La scalabilité horizontale, c’est quand tu as une infrastructure avec plusieurs machines qui répondent. Ce n’est pas évident à mettre en place surtout si tu as un site dynamique, un système de session ou des informations qui sont sur une base de données mais qui doivent être partagées aux utilisateurs. Si c’est pensé dès le départ c’est facile, il suffit de scaler en fonction de la charge, si ce n’est pas déjà dynamique. Si ce n’est pas le cas, tu ne pourras sans doute pas la mettre en place sans revoir toute l’architecture du projet.
Design d'infra contre DDOS
Je pense que pour répondre efficacement à ce genre d’attaque, il faut designer l’infra comme si contrer du DDOS était un besoin fonctionnel.
Déléguer la problématique à des experts me semble être une bonne solution, il y a plusieurs acteurs sur le marché comme P5 ou encore Cloudflare. Personnellement je n’ai pas d’expérience avec ces deux services mais je sais que je vais devoir me pencher sur le sujet.
Monter un reverse proxy est aussi une des solutions. Il y a beaucoup d’avantages. Tu peux gérer la sécurité sur un seul point d’entrée pour plusieurs domaines et le scaler facilement (voir point ci-dessus). Couplé avec du cache, tu peux également répondre à certaines requêtes sans faire le moindre appel aux serveurs qu’il y a derrière ou encore définir des règles bien spécifiques pour autoriser ou refuser certaines requêtes. Par exemple interdire de servir du contenu vidéo afin d’éviter les attaques par saturation de bande passante.
Mettre en place un CDN permet de distribuer une partie du contenu (notamment les fichiers statiques) depuis des services qui vont avoir une très grosse capacité de délivrance et en général de très bons systèmes de sécurité contre le DDOS. Il est possible aussi héberger l’ensemble d’un site web sur un service de CDN, à ce moment-là tu augmentes considérablement ta capacité à faire face à du DDOS.

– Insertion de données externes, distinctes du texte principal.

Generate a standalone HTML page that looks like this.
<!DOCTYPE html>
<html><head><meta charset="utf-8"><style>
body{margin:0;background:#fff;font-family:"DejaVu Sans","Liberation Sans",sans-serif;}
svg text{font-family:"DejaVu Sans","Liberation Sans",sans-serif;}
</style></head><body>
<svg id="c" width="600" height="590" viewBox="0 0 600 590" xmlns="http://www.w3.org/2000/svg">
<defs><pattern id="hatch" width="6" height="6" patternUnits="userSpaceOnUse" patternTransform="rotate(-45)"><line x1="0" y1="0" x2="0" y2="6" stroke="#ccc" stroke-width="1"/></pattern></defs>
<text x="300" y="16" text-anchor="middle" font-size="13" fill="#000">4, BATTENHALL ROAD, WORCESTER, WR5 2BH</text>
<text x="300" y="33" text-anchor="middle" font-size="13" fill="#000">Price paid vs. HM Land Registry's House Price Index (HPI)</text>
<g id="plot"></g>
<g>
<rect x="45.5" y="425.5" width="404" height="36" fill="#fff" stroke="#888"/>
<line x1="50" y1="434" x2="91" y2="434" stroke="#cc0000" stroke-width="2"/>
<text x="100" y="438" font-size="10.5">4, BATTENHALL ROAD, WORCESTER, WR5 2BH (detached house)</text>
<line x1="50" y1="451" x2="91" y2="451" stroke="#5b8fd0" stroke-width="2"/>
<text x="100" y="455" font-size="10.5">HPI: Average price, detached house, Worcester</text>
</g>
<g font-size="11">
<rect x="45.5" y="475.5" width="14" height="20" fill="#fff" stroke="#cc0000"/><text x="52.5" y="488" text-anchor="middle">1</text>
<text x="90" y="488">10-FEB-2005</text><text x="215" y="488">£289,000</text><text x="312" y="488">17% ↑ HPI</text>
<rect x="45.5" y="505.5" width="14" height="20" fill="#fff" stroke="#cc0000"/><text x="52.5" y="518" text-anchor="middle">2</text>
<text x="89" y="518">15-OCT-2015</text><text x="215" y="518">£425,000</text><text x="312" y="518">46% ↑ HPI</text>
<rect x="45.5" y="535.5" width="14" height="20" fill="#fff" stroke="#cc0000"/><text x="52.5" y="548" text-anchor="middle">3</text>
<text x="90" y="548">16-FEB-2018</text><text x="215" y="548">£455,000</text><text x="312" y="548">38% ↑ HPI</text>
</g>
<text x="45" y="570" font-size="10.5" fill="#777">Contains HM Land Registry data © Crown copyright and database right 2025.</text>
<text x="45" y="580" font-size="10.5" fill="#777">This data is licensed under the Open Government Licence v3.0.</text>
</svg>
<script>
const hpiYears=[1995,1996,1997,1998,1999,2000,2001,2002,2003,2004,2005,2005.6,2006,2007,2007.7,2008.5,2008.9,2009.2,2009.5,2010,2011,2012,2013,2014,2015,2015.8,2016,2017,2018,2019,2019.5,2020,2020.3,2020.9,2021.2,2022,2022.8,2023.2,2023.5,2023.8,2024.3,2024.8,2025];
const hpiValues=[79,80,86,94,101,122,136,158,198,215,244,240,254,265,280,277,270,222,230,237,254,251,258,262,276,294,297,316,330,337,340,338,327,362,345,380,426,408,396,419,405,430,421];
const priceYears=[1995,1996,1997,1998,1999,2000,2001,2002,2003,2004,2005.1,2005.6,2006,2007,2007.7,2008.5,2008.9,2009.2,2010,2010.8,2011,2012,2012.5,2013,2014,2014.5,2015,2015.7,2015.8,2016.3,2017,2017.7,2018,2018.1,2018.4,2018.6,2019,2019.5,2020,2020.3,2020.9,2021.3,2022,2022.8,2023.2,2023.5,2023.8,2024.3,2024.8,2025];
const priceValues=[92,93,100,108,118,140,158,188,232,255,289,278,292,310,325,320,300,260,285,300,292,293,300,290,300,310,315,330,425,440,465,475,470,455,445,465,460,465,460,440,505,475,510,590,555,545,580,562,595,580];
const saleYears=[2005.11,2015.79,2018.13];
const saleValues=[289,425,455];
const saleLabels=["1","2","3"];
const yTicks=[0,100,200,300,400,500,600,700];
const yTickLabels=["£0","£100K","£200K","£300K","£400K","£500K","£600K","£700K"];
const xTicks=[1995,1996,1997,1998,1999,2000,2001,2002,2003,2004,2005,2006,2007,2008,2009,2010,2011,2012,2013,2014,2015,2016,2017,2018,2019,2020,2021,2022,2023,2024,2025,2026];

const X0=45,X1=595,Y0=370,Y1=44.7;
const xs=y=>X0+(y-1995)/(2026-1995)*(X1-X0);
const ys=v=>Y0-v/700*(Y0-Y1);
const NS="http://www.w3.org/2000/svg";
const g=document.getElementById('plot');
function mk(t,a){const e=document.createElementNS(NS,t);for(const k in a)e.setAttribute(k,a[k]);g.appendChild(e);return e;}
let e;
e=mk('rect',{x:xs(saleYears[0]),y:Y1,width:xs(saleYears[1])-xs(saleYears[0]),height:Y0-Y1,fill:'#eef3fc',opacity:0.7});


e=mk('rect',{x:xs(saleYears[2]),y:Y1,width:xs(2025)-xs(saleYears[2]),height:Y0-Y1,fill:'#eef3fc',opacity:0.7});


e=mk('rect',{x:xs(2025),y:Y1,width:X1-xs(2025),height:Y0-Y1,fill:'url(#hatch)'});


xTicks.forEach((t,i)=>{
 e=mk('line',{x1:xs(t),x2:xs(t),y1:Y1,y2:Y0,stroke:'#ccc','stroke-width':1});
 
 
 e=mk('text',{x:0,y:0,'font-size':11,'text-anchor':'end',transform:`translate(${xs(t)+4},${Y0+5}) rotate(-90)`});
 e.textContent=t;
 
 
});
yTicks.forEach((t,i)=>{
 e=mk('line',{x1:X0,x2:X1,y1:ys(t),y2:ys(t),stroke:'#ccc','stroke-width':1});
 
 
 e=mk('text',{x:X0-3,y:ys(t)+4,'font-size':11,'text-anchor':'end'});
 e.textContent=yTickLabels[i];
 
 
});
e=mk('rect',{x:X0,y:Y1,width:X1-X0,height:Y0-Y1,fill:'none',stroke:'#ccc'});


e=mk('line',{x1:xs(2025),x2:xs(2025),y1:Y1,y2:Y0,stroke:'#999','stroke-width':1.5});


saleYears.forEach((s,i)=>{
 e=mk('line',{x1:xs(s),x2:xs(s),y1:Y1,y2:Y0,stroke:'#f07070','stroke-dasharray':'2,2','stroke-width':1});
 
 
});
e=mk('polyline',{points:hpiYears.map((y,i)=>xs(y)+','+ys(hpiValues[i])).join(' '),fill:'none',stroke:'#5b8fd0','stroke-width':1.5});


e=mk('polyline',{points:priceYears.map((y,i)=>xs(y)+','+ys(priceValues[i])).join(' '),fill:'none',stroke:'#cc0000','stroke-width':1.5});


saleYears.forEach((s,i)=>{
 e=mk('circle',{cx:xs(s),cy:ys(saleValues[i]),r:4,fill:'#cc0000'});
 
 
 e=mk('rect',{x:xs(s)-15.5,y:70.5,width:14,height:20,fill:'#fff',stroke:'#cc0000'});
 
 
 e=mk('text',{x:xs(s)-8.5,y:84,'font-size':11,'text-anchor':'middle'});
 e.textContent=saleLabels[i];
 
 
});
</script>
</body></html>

Il existe bien évidemment une multitude de services et de techniques pour faire face à ce type de menace. Le choix de la mise en place sera d’abord une question de coût et ensuite pour, des raisons légales ou politiques. Au Luxembourg on évitera d’utiliser des services hors de l’union Européenne lorsqu’il y a du stockage de données utilisateurs.
Sécurité plus en amont
On vit dans un monde où l’informatique est omniprésente. Avec l’automatisation et l’émergence de l’IA, nous devons nous attendre à bien pire dans les années à venir. Pour cette raison je pense qu’il faut mettre la sécurité beaucoup plus en amont des projets. Il faut sensibiliser nos clients sur les risques et pouvoir répondre à certains types d’attaques. Ne pas fermer les yeux et croire que tout est automatiquement géré par quelqu’un plus loin ou plus en dessous car ce n’est pas vrai. Il faut bien entendu déplacer le curseur en fonction du besoin et de la nature du projet.

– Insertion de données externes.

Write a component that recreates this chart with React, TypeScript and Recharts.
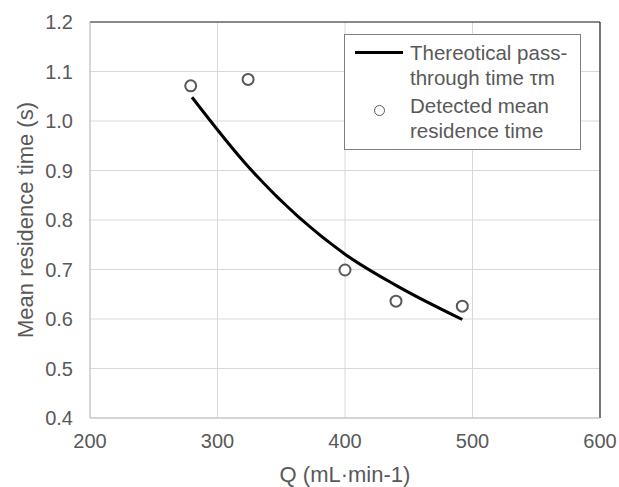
import {
  ComposedChart,
  Line,
  Scatter,
  XAxis,
  YAxis,
  CartesianGrid,
  ReferenceLine,
  Label,
} from "recharts";

// flow rate Q (mL/min) and times (s)
const theoryQ = [280, 324, 400, 440, 492];
const theoryTime = [1.048, 0.908, 0.731, 0.668, 0.599];

const detectedQ = [279, 324, 400, 440, 492];
const detectedTime = [1.071, 1.084, 0.699, 0.636, 0.626];

const xTicks = [200, 300, 400, 500, 600];
const yTicks = [0.4, 0.5, 0.6, 0.7, 0.8, 0.9, 1.0, 1.1, 1.2];

const theoryData = theoryQ.map((q, i) => ({ q, t: theoryTime[i] }));
const detectedData = detectedQ.map((q, i) => ({ q, t: detectedTime[i] }));

const textColor = "#595959";
const font = "'Liberation Sans', Arial, sans-serif";

function LegendBox() {
  return (
    <div
      style={{
        position: "absolute",
        left: 344,
        top: 34,
        width: 237,
        height: 116,
        border: "1px solid #7f7f7f",
        background: "#fff",
        fontFamily: font,
        fontSize: 20.5,
        color: textColor,
        boxSizing: "border-box",
        lineHeight: "25px",
      }}
    >
      <div style={{ position: "absolute", left: 10, top: 16, width: 48, height: 3, background: "#000" }} />
      <div style={{ position: "absolute", left: 65, top: 5, whiteSpace: "nowrap" }}>
        Thereotical pass-
        <br />
        through time τm
      </div>
      <div
        style={{
          position: "absolute",
          left: 29,
          top: 70,
          width: 11,
          height: 11,
          boxSizing: "border-box",
          borderRadius: "50%",
          border: "1.5px solid #595959",
        }}
      />
      <div style={{ position: "absolute", left: 65, top: 58, whiteSpace: "nowrap" }}>
        Detected mean
        <br />
        residence time
      </div>
    </div>
  );
}

export default function App() {
  return (
    <div style={{ position: "absolute", left: 0, top: 0, width: 619, height: 487, background: "#fff" }}>
      <ComposedChart
        width={619}
        height={487}
        margin={{ top: 22, right: 19, bottom: 0, left: 0 }}
      >
        <CartesianGrid stroke="#d9d9d9" strokeWidth={1} />
        <XAxis
          type="number"
          dataKey="q"
          domain={[200, 600]}
          ticks={xTicks}
          allowDataOverflow
          stroke="#bfbfbf"
          tickSize={0}
          tickMargin={16}
          tick={{ fill: textColor, fontSize: 20, fontFamily: font }}
          height={69}
        >
          <Label
            value="Q (mL·min-1)"
            position="insideBottom"
            offset={5}
            style={{ fill: textColor, fontSize: 22, fontFamily: font }}
          />
        </XAxis>
        <YAxis
          type="number"
          dataKey="t"
          domain={[0.4, 1.2]}
          ticks={yTicks}
          allowDataOverflow
          width={90}
          stroke="#bfbfbf"
          tickSize={0}
          tickMargin={17}
          tickFormatter={(v: number) => v.toFixed(1)}
          tick={{ fill: textColor, fontSize: 20, fontFamily: font }}
        >
          <Label
            value="Mean residence time (s)"
            angle={-90}
            position="insideLeft"
            offset={25}
            style={{ fill: textColor, fontSize: 22, fontFamily: font, textAnchor: "middle" }}
          />
        </YAxis>
        <ReferenceLine y={1.2} stroke="#262626" strokeWidth={1.2} />
        <ReferenceLine x={600} stroke="#262626" strokeWidth={1.2} />
        <Line
          data={theoryData}
          dataKey="t"
          type="monotone"
          stroke="#000"
          strokeWidth={3}
          dot={false}
          isAnimationActive={false}
          name="Thereotical pass-through time τm"
        />
        <Scatter
          data={detectedData}
          dataKey="t"
          fill="#fff"
          stroke="#595959"
          strokeWidth={2}
          shape={(p: any) => (
            <circle cx={p.cx} cy={p.cy} r={5.5} fill="#fff" stroke="#595959" strokeWidth={2} />
          )}
          isAnimationActive={false}
          name="Detected mean residence time"
        />
      </ComposedChart>
      <LegendBox />
    </div>
  );
}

Entre passion et inquiétude
Dans les prochains jours, je vais essayer de collecter des informations sur ce que les équipes qui ont dû faire face aux attaques ont mis en place pour contrer ces attaques. Les choix qu’ils ont opérés et ce qu’ils préconisent de faire en cas de DDOS. Voir un peu ce qu’il est possible d’implémenter chez nous, améliorer nos procédures et mieux se préparer à ce genre de situation.
La sécurité c’est un sujet qui malheureusement est autant passionnant qu’inquiétant. Passionnant car techniquement ça nous amène à des niveaux assez élevés et inquiétant car on voit que ça touche directement le fonctionnement de services importants pour les citoyens.